In Tourgeman v. Nelson & Kennard, here, the Court of Appeals for the Ninth Circuit held that the Plaintiff bore the burden of proving the defendant’s net worth under the FDCPA’s penalty provision.

Here, Tourgeman had every opportunity to acquire evidence of Nelson & Kennard’s net worth. A protective order was entered to give Tourgeman access to Defendant’s financial information, and Nelson & Kennard was ordered to produce it.

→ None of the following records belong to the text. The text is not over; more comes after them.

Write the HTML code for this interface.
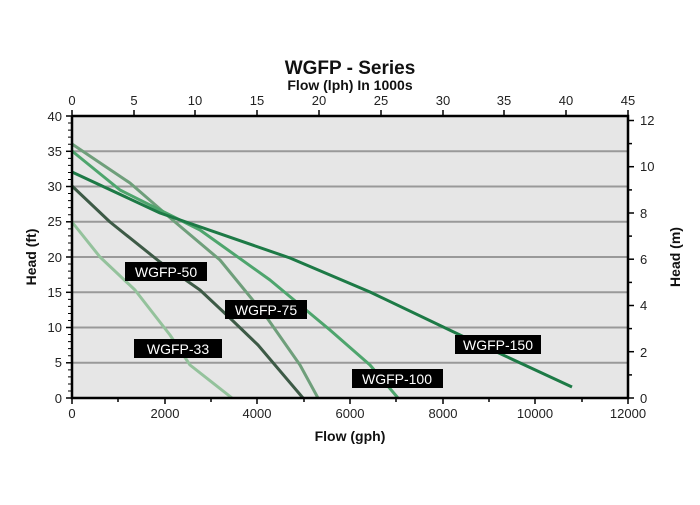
<!DOCTYPE html><html><head><style>body{margin:0;background:#fff}svg text{font-family:"Liberation Sans",sans-serif}</style></head><body>
<svg width="700" height="500" xmlns="http://www.w3.org/2000/svg">
<rect x="72" y="116" width="556" height="282" fill="#e6e6e6"/>
<g stroke="#999" stroke-width="2">
<line x1="72" x2="628" y1="151.3" y2="151.3"/><line x1="72" x2="628" y1="186.5" y2="186.5"/><line x1="72" x2="628" y1="221.8" y2="221.8"/><line x1="72" x2="628" y1="257" y2="257"/><line x1="72" x2="628" y1="292.3" y2="292.3"/><line x1="72" x2="628" y1="327.5" y2="327.5"/><line x1="72" x2="628" y1="362.8" y2="362.8"/></g>
<g fill="none" stroke-width="3" stroke-linejoin="round">
<polyline stroke="#94c29c" points="72,222 100,257 135,290 170,335 190,365 232,398"/>
<polyline stroke="#3d5a46" points="72,186 110,222 160,262 200,290 232,320 258,345 303,398"/>
<polyline stroke="#6f9f7b" points="72,144 130,183 175,222 220,260 265,315 300,365 318,398"/>
<polyline stroke="#4ea56d" points="72,151 120,190 200,230 270,280 330,330 370,365 398,398"/>
<polyline stroke="#1d7a46" points="72,172 160,213 290,258 370,292 460,335 572,387"/>
</g>
<g stroke="#000" stroke-width="2.5" fill="none"><polyline points="72,116 628,116 628,398 72,398 72,116"/></g>
<g stroke="#000" stroke-width="1.5">
<line x1="72" x2="72" y1="398" y2="404"/><line x1="165" x2="165" y1="398" y2="404"/><line x1="257" x2="257" y1="398" y2="404"/><line x1="350" x2="350" y1="398" y2="404"/><line x1="443" x2="443" y1="398" y2="404"/><line x1="535" x2="535" y1="398" y2="404"/><line x1="628" x2="628" y1="398" y2="404"/>
<line x1="118" x2="118" y1="398" y2="402"/><line x1="211" x2="211" y1="398" y2="402"/><line x1="304" x2="304" y1="398" y2="402"/><line x1="396" x2="396" y1="398" y2="402"/><line x1="489" x2="489" y1="398" y2="402"/><line x1="582" x2="582" y1="398" y2="402"/>
<line x1="72" x2="72" y1="110" y2="116"/><line x1="134" x2="134" y1="110" y2="116"/><line x1="195" x2="195" y1="110" y2="116"/><line x1="257" x2="257" y1="110" y2="116"/><line x1="319" x2="319" y1="110" y2="116"/><line x1="381" x2="381" y1="110" y2="116"/><line x1="443" x2="443" y1="110" y2="116"/><line x1="504" x2="504" y1="110" y2="116"/><line x1="566" x2="566" y1="110" y2="116"/><line x1="628" x2="628" y1="110" y2="116"/>
<line x1="66" x2="72" y1="116" y2="116"/><line x1="66" x2="72" y1="151.3" y2="151.3"/><line x1="66" x2="72" y1="186.5" y2="186.5"/><line x1="66" x2="72" y1="221.8" y2="221.8"/><line x1="66" x2="72" y1="257" y2="257"/><line x1="66" x2="72" y1="292.3" y2="292.3"/><line x1="66" x2="72" y1="327.5" y2="327.5"/><line x1="66" x2="72" y1="362.8" y2="362.8"/><line x1="66" x2="72" y1="398" y2="398"/>
<line x1="628" x2="634" y1="398" y2="398"/><line x1="628" x2="634" y1="351.7" y2="351.7"/><line x1="628" x2="634" y1="305.5" y2="305.5"/><line x1="628" x2="634" y1="259.2" y2="259.2"/><line x1="628" x2="634" y1="213" y2="213"/><line x1="628" x2="634" y1="166.7" y2="166.7"/><line x1="628" x2="634" y1="120.5" y2="120.5"/>
<line x1="628" x2="632" y1="374.9" y2="374.9"/><line x1="628" x2="632" y1="328.6" y2="328.6"/><line x1="628" x2="632" y1="282.4" y2="282.4"/><line x1="628" x2="632" y1="236.1" y2="236.1"/><line x1="628" x2="632" y1="189.9" y2="189.9"/><line x1="628" x2="632" y1="143.6" y2="143.6"/>
</g>
<g stroke="#000" stroke-width="1">
<path d="M68 123.05H72M68 130.1H72M68 137.15H72M68 144.2H72M68 158.35H72M68 165.4H72M68 172.45H72M68 179.5H72M68 193.55H72M68 200.6H72M68 207.65H72M68 214.7H72M68 228.85H72M68 235.9H72M68 242.95H72M68 250H72M68 264.05H72M68 271.1H72M68 278.15H72M68 285.2H72M68 299.35H72M68 306.4H72M68 313.45H72M68 320.5H72M68 334.55H72M68 341.6H72M68 348.65H72M68 355.7H72M68 369.85H72M68 376.9H72M68 383.95H72M68 391H72"/></g>
<g font-size="13" fill="#222" text-anchor="end">
<text x="62" y="121">40</text><text x="62" y="156">35</text><text x="62" y="191">30</text><text x="62" y="226">25</text><text x="62" y="262">20</text><text x="62" y="297">15</text><text x="62" y="332">10</text><text x="62" y="367">5</text><text x="62" y="403">0</text></g>
<g font-size="13" fill="#222">
<text x="640" y="403">0</text><text x="640" y="357">2</text><text x="640" y="310">4</text><text x="640" y="264">6</text><text x="640" y="218">8</text><text x="640" y="171">10</text><text x="640" y="125">12</text></g>
<g font-size="13" fill="#222" text-anchor="middle">
<text x="72" y="418">0</text><text x="165" y="418">2000</text><text x="257" y="418">4000</text><text x="350" y="418">6000</text><text x="443" y="418">8000</text><text x="535" y="418">10000</text><text x="628" y="418">12000</text>
<text x="72" y="105">0</text><text x="134" y="105">5</text><text x="195" y="105">10</text><text x="257" y="105">15</text><text x="319" y="105">20</text><text x="381" y="105">25</text><text x="443" y="105">30</text><text x="504" y="105">35</text><text x="566" y="105">40</text><text x="628" y="105">45</text></g>
<g font-weight="bold" fill="#111" text-anchor="middle">
<text x="350" y="74" font-size="19">WGFP - Series</text>
<text x="350" y="90" font-size="14">Flow (lph) In 1000s</text>
<text x="350" y="441" font-size="14">Flow (gph)</text>
<text transform="translate(36,257) rotate(-90)" font-size="14">Head (ft)</text>
<text transform="translate(680,257) rotate(-90)" font-size="14">Head (m)</text></g>
<g fill="#000"><rect x="125" y="262" width="82" height="19"/><rect x="225" y="300" width="82" height="19"/><rect x="134" y="339" width="88" height="19"/><rect x="352" y="369" width="91" height="19"/><rect x="455" y="335" width="86" height="19"/></g>
<g fill="#fff" font-size="14" text-anchor="middle">
<text x="166" y="277">WGFP-50</text><text x="266" y="315">WGFP-75</text><text x="178" y="354">WGFP-33</text><text x="397" y="384">WGFP-100</text><text x="498" y="350">WGFP-150</text></g>
</svg></body></html>
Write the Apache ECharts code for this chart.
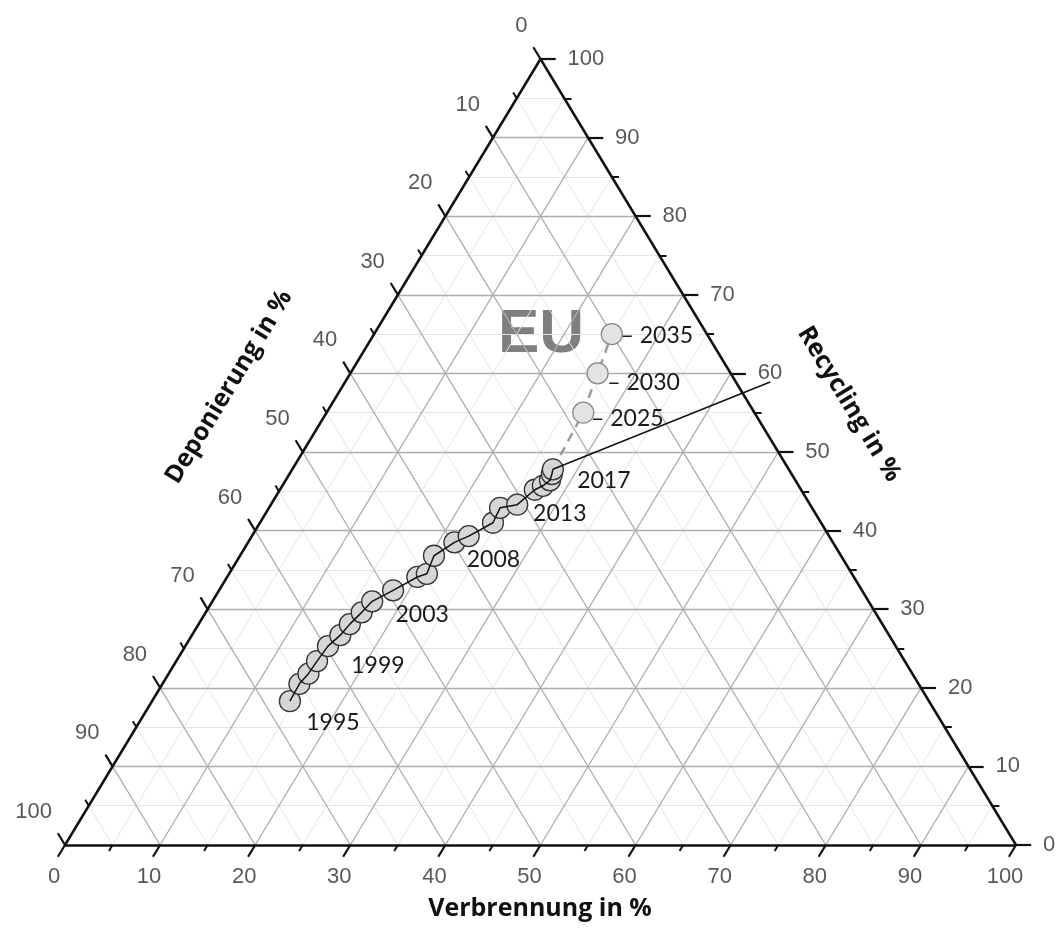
<!DOCTYPE html>
<html>
<head>
<meta charset="utf-8">
<script src="https://cdn.jsdelivr.net/npm/echarts@6/dist/echarts.min.js"></script>
<style>
  html, body { margin: 0; padding: 0; background: #fff; }
  #chart { width: 1056px; height: 935px; }
</style>
</head>
<body>
<div id="chart"></div>
<script>
// EU: Recycling / Verbrennung / Deponierung in %
const years = [1995, 1996, 1997, 1998, 1999, 2000, 2001, 2002, 2003, 2004, 2005, 2006,
  2007, 2008, 2009, 2010, 2011, 2012, 2013, 2014, 2015, 2016, 2017]
const recycling = [18.3, 20.5, 21.8, 23.4, 25.3, 26.7, 28.1, 29.6, 31.0, 32.4, 34.1, 34.5,
  36.8, 38.5, 39.3, 41.0, 42.9, 43.3, 45.2, 45.7, 46.4, 47.2, 47.8]
const incineration = [14.5, 14.4, 14.7, 14.8, 15.0, 15.6, 15.9, 16.4, 16.8, 18.3, 20.0, 20.8,
  20.4, 21.7, 22.8, 24.5, 24.3, 25.9, 26.8, 27.4, 27.8, 27.6, 27.4]
const landfill = [67.2, 65.1, 63.5, 61.8, 59.7, 57.7, 56.0, 54.0, 52.2, 49.3, 45.9, 44.7,
  42.8, 39.8, 37.9, 34.5, 32.8, 30.8, 28.0, 26.9, 25.8, 25.2, 24.8]
const labelledYears = [1995, 1999, 2003, 2008, 2013, 2017]

const targetYears = [2025, 2030, 2035]
const targetRecycling = [55, 60, 65]
const targetIncineration = [27, 26, 25]
const targetLandfill = [18, 14, 10]

// trend line from 2017 out to the 60 % recycling mark
const trendRecycling = [47.8, 58.9]
const trendIncineration = [27.4, 44.7]
const trendLandfill = [24.8, -3.6]

const tickValues = [0, 10, 20, 30, 40, 50, 60, 70, 80, 90, 100]
const minorValues = [5, 15, 25, 35, 45, 55, 65, 75, 85, 95]

// ternary -> cartesian (0..100 on both hidden axes)
function toXY(r, v, d) {
  const s = r + v + d
  return [(v + r / 2) / s * 100, r / s * 100]
}
const rv = (r, v) => toXY(r, v, 100 - r - v)

function gridLines(values) {
  const out = []
  values.forEach((k) => {
    out.push({ coords: [rv(k, 0), rv(k, 100 - k)] })          // Recycling = k
    out.push({ coords: [rv(0, k), rv(100 - k, k)] })          // Verbrennung = k
    out.push({ coords: [rv(0, 100 - k), rv(100 - k, 0)] })    // Deponierung = k
  })
  return out
}

function ticks(values, len, lenRight) {
  const out = []
  values.forEach((k) => {
    out.push({ coords: [rv(0, k), rv(-len, k)] })                          // bottom
    out.push({ coords: [rv(100 - k, 0), rv(100 - k + len, -len)] })        // left
    out.push({ coords: [rv(k, 100 - k), rv(k, 100 - k + lenRight)] })      // right
  })
  return out
}

const chart = echarts.init(document.getElementById('chart'))

const tickFont = { fontFamily: 'Liberation Sans, Arial, sans-serif', fontSize: 22, color: '#2e2e2e' }
const yearFont = { fontFamily: 'Lato, sans-serif', fontSize: 23, color: '#1a1a1a' }

const yearOffsets = {
  1995: [43, 21], 1999: [50, 19], 2003: [50, 13], 2008: [39, 17], 2013: [25, 24], 2017: [51, 11],
}
const targetOffsets = { 2025: [44, 6], 2030: [46, 9], 2035: [45, 1] }

const historyData = years.map((y, i) => {
  const item = { value: toXY(recycling[i], incineration[i], landfill[i]), name: String(y) }
  if (labelledYears.includes(y)) {
    item.label = { show: true, position: 'inside', offset: yearOffsets[y], formatter: String(y), ...yearFont }
  }
  return item
})

const targetData = targetYears.map((y, i) => ({
  value: toXY(targetRecycling[i], targetIncineration[i], targetLandfill[i]),
  name: String(y),
  label: { show: true, position: 'inside', offset: targetOffsets[y], formatter: '– ' + y, ...yearFont },
}))

const invisible = { color: 'rgba(0,0,0,0)' }
const titleFont = 'bold 25px "Open Sans", sans-serif'

chart.setOption({
  animation: false,
  grid: { left: 65, top: 59, width: 951, height: 786 },
  xAxis: { type: 'value', min: 0, max: 100, show: false },
  yAxis: { type: 'value', min: 0, max: 100, show: false },
  graphic: [
    {
      type: 'text', silent: true, x: 541, y: 335,
      style: {
        text: 'EU', textAlign: 'center', textVerticalAlign: 'middle',
        font: 'bold 62px "Liberation Sans", Arial, sans-serif', fill: '#7f7f7f',
      },
    },
    {
      type: 'text', silent: true, x: 540, y: 909,
      style: { text: 'Verbrennung in %', textAlign: 'center', textVerticalAlign: 'middle', font: titleFont, fill: '#111' },
    },
    {
      type: 'text', silent: true, x: 229, y: 387, rotation: Math.PI * 58.8 / 180,
      style: { text: 'Deponierung in %', textAlign: 'center', textVerticalAlign: 'middle', font: titleFont, fill: '#111' },
    },
    {
      type: 'text', silent: true, x: 849, y: 404, rotation: -Math.PI * 58.8 / 180,
      style: { text: 'Recycling in %', textAlign: 'center', textVerticalAlign: 'middle', font: titleFont, fill: '#111' },
    },
  ],
  series: [
    {
      type: 'lines', coordinateSystem: 'cartesian2d', silent: true, z: 1, clip: false,
      lineStyle: { color: '#e4e4e4', width: 1, opacity: 1 },
      data: gridLines(minorValues),
    },
    {
      type: 'lines', coordinateSystem: 'cartesian2d', silent: true, z: 2, clip: false,
      lineStyle: { color: '#adadad', width: 1.3, opacity: 1 },
      data: gridLines(tickValues.slice(1, -1)),
    },
    {
      type: 'lines', coordinateSystem: 'cartesian2d', silent: true, z: 3, clip: false,
      lineStyle: { color: '#111', width: 2.5, opacity: 1 },
      data: [
        { coords: [rv(0, 0), rv(0, 100)] },
        { coords: [rv(0, 100), rv(100, 0)] },
        { coords: [rv(100, 0), rv(0, 0)] },
      ],
    },
    {
      type: 'lines', coordinateSystem: 'cartesian2d', silent: true, z: 3, clip: false,
      lineStyle: { color: '#111', width: 2.2, opacity: 1 },
      data: ticks(tickValues, 1.5, 1.6),
    },
    {
      type: 'lines', coordinateSystem: 'cartesian2d', silent: true, z: 3, clip: false,
      lineStyle: { color: '#111', width: 2, opacity: 1 },
      data: ticks(minorValues, 0.75, 0.75),
    },
    {
      // bottom tick labels (Verbrennung)
      type: 'scatter', silent: true, symbolSize: 1, itemStyle: invisible, z: 4, clip: false,
      label: { show: true, position: 'inside', offset: [-11, 32], formatter: (p) => p.name, ...tickFont },
      data: tickValues.map((k) => ({ name: String(k), value: rv(0, k) })),
    },
    {
      // left tick labels (Deponierung)
      type: 'scatter', silent: true, symbolSize: 1, itemStyle: invisible, z: 4, clip: false,
      label: { show: true, position: 'inside', align: 'right', offset: [-13, -33], formatter: (p) => p.name, ...tickFont },
      data: tickValues.map((k) => ({ name: String(k), value: rv(100 - k, 0) })),
    },
    {
      // right tick labels (Recycling)
      type: 'scatter', silent: true, symbolSize: 1, itemStyle: invisible, z: 4, clip: false,
      label: { show: true, position: 'inside', align: 'left', offset: [27, 0], formatter: (p) => p.name, ...tickFont },
      data: tickValues.map((k) => ({ name: String(k), value: rv(k, 100 - k) })),
    },
    {
      // projection path
      type: 'line', silent: true, z: 5, symbol: 'none', clip: false,
      lineStyle: { color: '#9a9a9a', width: 2.5, type: [9, 7] },
      data: [historyData[historyData.length - 1].value].concat(targetData.map((d) => d.value)),
    },
    {
      type: 'scatter', silent: true, z: 6, symbolSize: 21,
      itemStyle: { color: '#d6d6d6', borderColor: '#333', borderWidth: 1.3, opacity: 1 },
      data: historyData,
    },
    {
      type: 'scatter', silent: true, z: 6, symbolSize: 21,
      itemStyle: { color: '#e3e3e3', borderColor: '#8a8a8a', borderWidth: 1.3, opacity: 1 },
      data: targetData,
    },
    {
      type: 'line', silent: true, z: 7, symbol: 'none',
      lineStyle: { color: '#111', width: 1.5 },
      data: historyData.map((d) => d.value),
    },
    {
      type: 'line', silent: true, z: 7, symbol: 'none', clip: false,
      lineStyle: { color: '#111', width: 1.5 },
      data: trendRecycling.map((r, i) => toXY(r, trendIncineration[i], trendLandfill[i])),
    },
  ],
})
</script>
</body>
</html>
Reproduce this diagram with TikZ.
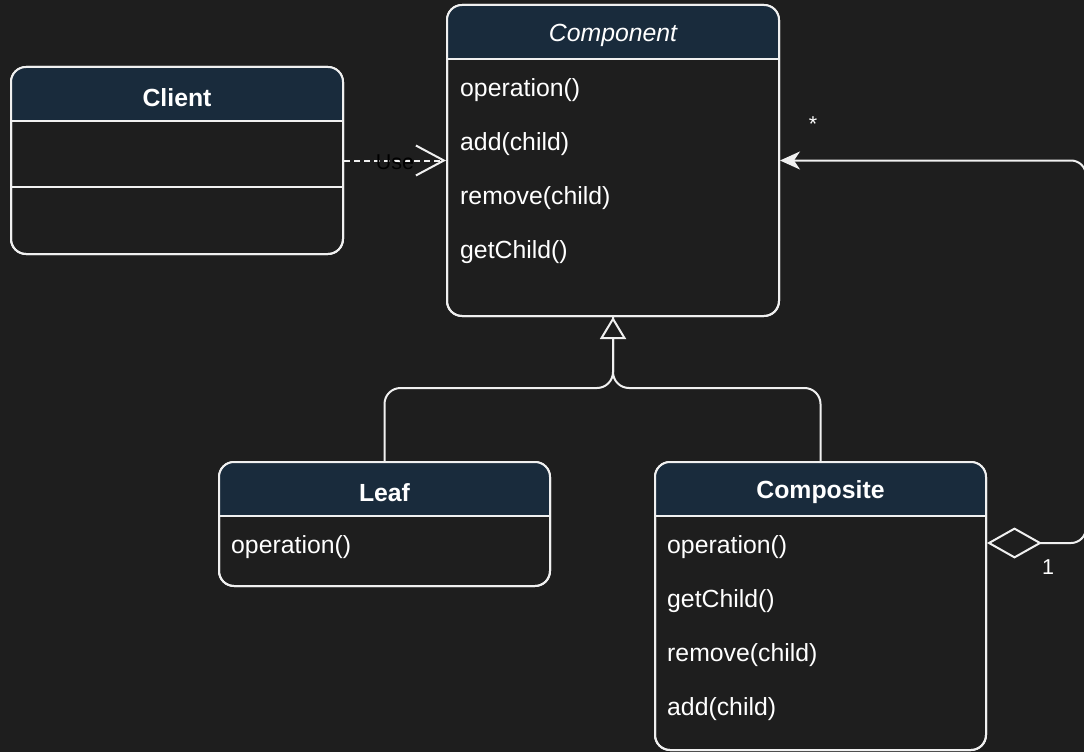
\documentclass[tikz,border=0pt]{standalone}
\usepackage{fontspec}
\setmainfont{Liberation Sans}
\usetikzlibrary{arrows.meta}
\definecolor{bgc}{RGB}{30,30,30}
\definecolor{hdrc}{RGB}{25,43,60}
\definecolor{edgec}{RGB}{240,240,240}
\begin{document}
\begin{tikzpicture}[x=1pt,y=-1pt,
  classbox/.style={draw=edgec, line width=2pt, rounded corners=15pt, inner sep=0pt, fill=bgc},
  hdr/.style={fill=hdrc},
  divider/.style={draw=edgec, line width=2pt},
  title/.style={text=white, font=\fontsize{24.8}{28}\selectfont\bfseries, inner sep=0pt},
  ititle/.style={text=white, font=\fontsize{24.8}{28}\selectfont\itshape, inner sep=0pt},
  member/.style={text=white, font=\fontsize{24.8}{28}\selectfont, anchor=west, inner sep=0pt},
  wire/.style={draw=edgec, line width=2pt},
  lbl/.style={text=white, font=\fontsize{21.5}{24}\selectfont, inner sep=0pt}
]
\useasboundingbox (0,0) rectangle (1084,752);
\fill[bgc] (0,0) rectangle (1084,752);

% ---- Client ----
\node[classbox, minimum width=332pt, minimum height=187pt] (client) at (177,160.5) {};
\begin{scope}
  \clip[rounded corners=15pt] (11,67) rectangle (343,254);
  \fill[hdr] (11,67) rectangle (343,121);
\end{scope}
\draw[classbox, fill=none] (11,67) rectangle (343,254);
\draw[divider] (11,121) -- (343,121);
\draw[divider] (11,187) -- (343,187);
\node[title] (clientT) at (177,97.5) {Client};

% ---- Component ----
\node[classbox, minimum width=332pt, minimum height=311pt] (component) at (613,160.5) {};
\begin{scope}
  \clip[rounded corners=15pt] (447,5) rectangle (779,316);
  \fill[hdr] (447,5) rectangle (779,59);
\end{scope}
\draw[classbox, fill=none] (447,5) rectangle (779,316);
\draw[divider] (447,59) -- (779,59);
\node[ititle] (componentT) at (613,35.5) {Component};
\node[member] (cm1) at (460,90) {operation()};
\node[member] (cm2) at (460,144) {add(child)};
\node[member] (cm3) at (460,198) {remove(child)};
\node[member] (cm4) at (460,252) {getChild()};

% ---- Leaf ----
\node[classbox, minimum width=331pt, minimum height=124pt] (leaf) at (384.5,524) {};
\begin{scope}
  \clip[rounded corners=15pt] (219,462) rectangle (550,586);
  \fill[hdr] (219,462) rectangle (550,516);
\end{scope}
\draw[classbox, fill=none] (219,462) rectangle (550,586);
\draw[divider] (219,516) -- (550,516);
\node[title] (leafT) at (384.5,492.5) {Leaf};
\node[member] (lm1) at (231,547) {operation()};

% ---- Composite ----
\node[classbox, minimum width=331pt, minimum height=288pt] (composite) at (820.5,606) {};
\begin{scope}
  \clip[rounded corners=15pt] (655,462) rectangle (986,750);
  \fill[hdr] (655,462) rectangle (986,516);
\end{scope}
\draw[classbox, fill=none] (655,462) rectangle (986,750);
\draw[divider] (655,516) -- (986,516);
\node[title] (compositeT) at (820.5,492.5) {Composite};
\node[member] (pm1) at (667,547) {operation()};
\node[member] (pm2) at (667,601) {getChild()};
\node[member] (pm3) at (667,655) {remove(child)};
\node[member] (pm4) at (667,709) {add(child)};

% ---- Client uses Component ----
\draw[wire, dashed, dash pattern=on 6pt off 4pt, -{Straight Barb[length=28pt, width=30pt, line width=2pt]}]
  (client.east) -- node[lbl, text=black, yshift=-2pt] (useL) {Use} (component.west);

% ---- Leaf and Composite generalize Component ----
\draw[wire, rounded corners=16pt] (leaf.north) -- ++(0,-73) -| (component.south);
\draw[wire, rounded corners=16pt, -{Triangle[open, length=22pt, width=26pt, fill=bgc]}]
  (composite.north) -- ++(0,-73) -| (component.south);

% ---- Composite aggregates Component children ----
\coordinate (aggR) at (1086,543);
\draw[wire, rounded corners=15pt,
      {Diamond[open, length=55pt, width=31pt, fill=bgc]}-{Stealth[length=20pt, width=18pt, inset=6pt]}]
  (composite.east |- aggR) -- (aggR) -- (aggR |- component.east) -- (component.east);
\node[lbl] (many) at (813,124) {*};
\node[lbl] (one) at (1048,567) {1};
\end{tikzpicture}
\end{document}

Tourgeman obtained hundreds of pages of bank statements, copies of checks, tax returns, and deposition testimony regarding Defendant’s financial condition.[8] FDCPA plaintiffs seeking evidence of net worth “are not peculiarly at a disadvantage in the discovery of necessary facts[.]” Thomas, 525 F.3d at 1114.  Tourgeman also argues that placing the burden on the plaintiff would increase litigation costs, make discovery battles inevitable, and generally discourage class actions under the FDCPA. But “[w]hatever merits these and other policy arguments may have, it is not the province of this Court to rewrite the statute to accommodate them.” Artuz v. Bennett, 531 U.S. 4, 10 (2000) (per curiam); see also Correia v. C.I.R., 58 F.3d 468, 469 (9th Cir. 1995) (“Although [plaintiffs] put forth what may be a legitimate policy rationale[,] . . . it is for Congress, not the courts, to make such a change.” (citation omitted)). We think the statute is clear, and our inquiry ends there.